Ma la vera rivoluzione deve essere creata nei modelli produttivi e negli stili di vita (consumo procapite di energia) e quindi in un approccio olistico nuovo dell’antiquato teorema capitalistico/consumistico.
Pensare ad uno sviluppo secondo il modello occidentale industrializzato è pura follia, così come ipotizzare i liberi mercati per il trasporto delle masse tra Paesi che producono lo stesso bene serve solo alle grandi multinazionali dei vari settori. È pertanto necessario porre la popolazione in una fase di disincentivazione all’uso dalle fonti tradizionali (anche fiscale), all’uso dei mezzi pubblici, ai consumi a Km0 (a prossimità spaziale tra produzione e consumo) e ad una riforma della contabilità nazionale abbandonando l’obsoleto uso del PIL a favore del PINE (Prodotto Interno Netto Ecologico).
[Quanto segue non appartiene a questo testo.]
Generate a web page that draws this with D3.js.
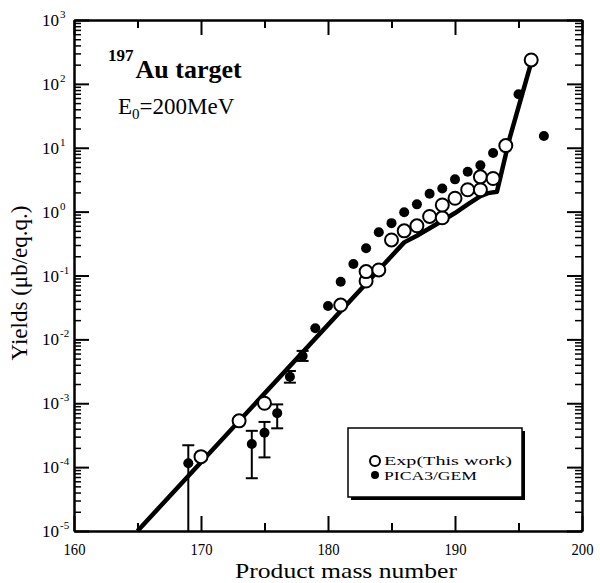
<!DOCTYPE html>
<html><head><meta charset="utf-8">
<script src="https://cdn.jsdelivr.net/npm/d3@7"></script>
<style>body{margin:0;background:#fff}svg text{font-family:"Liberation Serif","Times New Roman",serif;fill:#000}</style>
</head><body><svg id="c" width="600" height="583"></svg>
<script>
// ---- data ----
const expMass  = [170, 173, 175, 181, 183, 183, 184, 185, 186, 187, 188, 189, 189, 190, 191, 192, 192, 193, 194, 196];
const expYield = [1.46e-4, 5.3e-4, 1.0e-3, 0.0345, 0.082, 0.115, 0.122, 0.36, 0.5, 0.6, 0.84, 0.8, 1.27, 1.62, 2.2, 2.2, 3.5, 3.3, 10.8, 237];

const picaMass  = [169, 174, 175, 176, 177, 178, 179, 180, 181, 182, 183, 184, 185, 186, 187, 188, 189, 190, 191, 192, 193, 195, 197];
const picaYield = [1.15e-4, 2.3e-4, 3.46e-4, 7.0e-4, 2.6e-3, 5.5e-3, 0.0149, 0.0333, 0.080, 0.151, 0.267, 0.474, 0.66, 0.98, 1.3, 1.9, 2.3, 3.2, 4.2, 5.3, 8.3, 68.6, 15.3];
const picaErrLow  = [1e-5, 6.7e-5, 1.42e-4, 4.05e-4, 2.1e-3, 4.6e-3];
const picaErrHigh = [2.2e-4, 3.7e-4, 5.1e-4, 9.6e-4, 3.2e-3, 6.6e-3];

const fitMass  = [165, 186, 187, 188, 189, 190, 191, 192, 192.6, 193.3, 194.3, 196];
const fitYield = [1e-5, 0.33, 0.42, 0.55, 0.72, 0.95, 1.3, 1.75, 1.95, 2.05, 14, 215];

const xMajorTicks = [160, 170, 180, 190, 200];
const xMinorTicks = [165, 175, 185, 195];
const yExponents  = [-5, -4, -3, -2, -1, 0, 1, 2, 3];
const yMinorMult  = [2, 3, 4, 5, 6, 7, 8, 9];

// ---- layout ----
const L = 74, R = 582, T = 20, B = 531;
const svg = d3.select("#c");
const x = d3.scaleLinear().domain([160, 200]).range([L, R]);
const y = d3.scaleLog().domain([1e-5, 1e3]).range([B, T]);

const yMajor = yExponents.map(e => Math.pow(10, e));
const yMinor = [];
yExponents.slice(0, -1).forEach(e => yMinorMult.forEach(m => yMinor.push(m * Math.pow(10, e))));

function styleAxis(g) {
  g.select(".domain").attr("stroke", "#000").attr("stroke-width", 2);
  g.selectAll(".tick line").attr("stroke", "#000").attr("stroke-width", 2);
}
// bottom
svg.append("g").attr("transform", `translate(0,${B})`)
  .call(d3.axisBottom(x).tickValues(xMajorTicks).tickSize(-15).tickSizeOuter(0).tickFormat(d3.format("d")))
  .call(styleAxis)
  .call(g => g.selectAll("text").attr("font-size", 17).attr("y", 24).attr("dy", 0)
     .attr("textLength", 22).attr("lengthAdjust", "spacingAndGlyphs").attr("font-family", "Liberation Serif"));
svg.append("g").attr("transform", `translate(0,${B})`)
  .call(d3.axisBottom(x).tickValues(xMinorTicks).tickSize(-8).tickSizeOuter(0).tickFormat(""))
  .call(styleAxis);
// top
svg.append("g").attr("transform", `translate(0,${T})`)
  .call(d3.axisTop(x).tickValues(xMajorTicks).tickSize(-15).tickSizeOuter(0).tickFormat(""))
  .call(styleAxis);
svg.append("g").attr("transform", `translate(0,${T})`)
  .call(d3.axisTop(x).tickValues(xMinorTicks).tickSize(-8).tickSizeOuter(0).tickFormat(""))
  .call(styleAxis);
// left
svg.append("g").attr("transform", `translate(${L},0)`)
  .call(d3.axisLeft(y).tickValues(yMajor).tickSize(-15).tickSizeOuter(0).tickFormat(""))
  .call(styleAxis);
svg.append("g").attr("transform", `translate(${L},0)`)
  .call(d3.axisLeft(y).tickValues(yMinor).tickSize(-7).tickSizeOuter(0).tickFormat(""))
  .call(styleAxis).call(g => g.selectAll(".tick line").attr("stroke-width", 1.5));
// right
svg.append("g").attr("transform", `translate(${R},0)`)
  .call(d3.axisRight(y).tickValues(yMajor).tickSize(-15).tickSizeOuter(0).tickFormat(""))
  .call(styleAxis);
svg.append("g").attr("transform", `translate(${R},0)`)
  .call(d3.axisRight(y).tickValues(yMinor).tickSize(-7).tickSizeOuter(0).tickFormat(""))
  .call(styleAxis).call(g => g.selectAll(".tick line").attr("stroke-width", 1.5));

// y tick labels with superscripts
const yl = svg.append("g").selectAll("text").data(yExponents).join("text")
  .attr("x", 42).attr("y", e => y(Math.pow(10, e)) + 6).attr("font-size", 17);
yl.append("tspan").text("10");
yl.append("tspan").attr("font-size", 11).attr("dy", -8).attr("dx", 1).text(e => String(e));

// axis titles
svg.append("text").attr("x", 346).attr("y", 578).attr("text-anchor", "middle")
  .attr("font-size", 21).attr("textLength", 222).attr("lengthAdjust", "spacingAndGlyphs")
  .text("Product mass number");
svg.append("text").attr("transform", "translate(27,283) rotate(-90)").attr("text-anchor", "middle")
  .attr("font-size", 23).text("Yields (μb/eq.q.)");

// annotations
const t1 = svg.append("text").attr("x", 108).attr("y", 78).attr("font-weight", "bold");
t1.append("tspan").attr("font-size", 17).attr("dy", -17).text("197");
t1.append("tspan").attr("font-size", 26).attr("dy", 17).attr("dx", 2).text("Au target");
const t2 = svg.append("text").attr("x", 118).attr("y", 114).attr("font-size", 23);
t2.append("tspan").text("E");
t2.append("tspan").attr("font-size", 15).attr("dy", 5).text("0");
t2.append("tspan").attr("dy", -5).text("=200MeV");

// fit line
const line = d3.line().x(d => x(d[0])).y(d => y(d[1]));
svg.append("path").datum(fitMass.map((m, i) => [m, fitYield[i]]))
  .attr("d", line).attr("fill", "none").attr("stroke", "#000").attr("stroke-width", 4.5)
  .attr("stroke-linejoin", "round");

// error bars
const eg = svg.append("g").attr("stroke", "#000").attr("stroke-width", 2);
picaErrLow.forEach((lo, i) => {
  const cx = x(picaMass[i]);
  eg.append("line").attr("x1", cx).attr("x2", cx).attr("y1", y(lo)).attr("y2", y(picaErrHigh[i]));
  eg.append("line").attr("x1", cx - 6).attr("x2", cx + 6).attr("y1", y(picaErrHigh[i])).attr("y2", y(picaErrHigh[i]));
  if (lo > 1e-5) eg.append("line").attr("x1", cx - 6).attr("x2", cx + 6).attr("y1", y(lo)).attr("y2", y(lo));
});

// PICA3/GEM filled points
svg.append("g").selectAll("circle").data(picaMass).join("circle")
  .attr("cx", d => x(d)).attr("cy", (d, i) => y(picaYield[i])).attr("r", 5).attr("fill", "#000");

// Exp open circles
svg.append("g").selectAll("circle").data(expMass).join("circle")
  .attr("cx", d => x(d)).attr("cy", (d, i) => y(expYield[i])).attr("r", 6.5)
  .attr("fill", "#fff").attr("stroke", "#000").attr("stroke-width", 2);

// legend
const lg = svg.append("g");
lg.append("rect").attr("x", 351).attr("y", 431).attr("width", 174).attr("height", 69).attr("fill", "#000");
lg.append("rect").attr("x", 348).attr("y", 428).attr("width", 174).attr("height", 69)
  .attr("fill", "#fff").attr("stroke", "#000").attr("stroke-width", 1.5);
lg.append("circle").attr("cx", 375).attr("cy", 461).attr("r", 5).attr("fill", "#fff").attr("stroke", "#000").attr("stroke-width", 2);
lg.append("circle").attr("cx", 375).attr("cy", 475).attr("r", 4).attr("fill", "#000");
lg.append("text").attr("x", 384).attr("y", 465).attr("font-size", 13)
  .attr("textLength", 128).attr("lengthAdjust", "spacingAndGlyphs").text("Exp(This work)");
lg.append("text").attr("x", 384).attr("y", 480).attr("font-size", 13)
  .attr("textLength", 93).attr("lengthAdjust", "spacingAndGlyphs").text("PICA3/GEM");
</script></body></html>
È necessario però su tutto una obiezione di coscienza politica che si svincoli dalle pressioni degli interessi delle Multinazionali che vanno in una direzione completamente opposta a quanto sin qui detto.
Se la Politica non si occuperà di questi temi senza un approccio umanistico nuovo determineremo la fine di una Civiltà dell’Impossibile perché non a misura di Pianeta e quindi a misura d’uomo.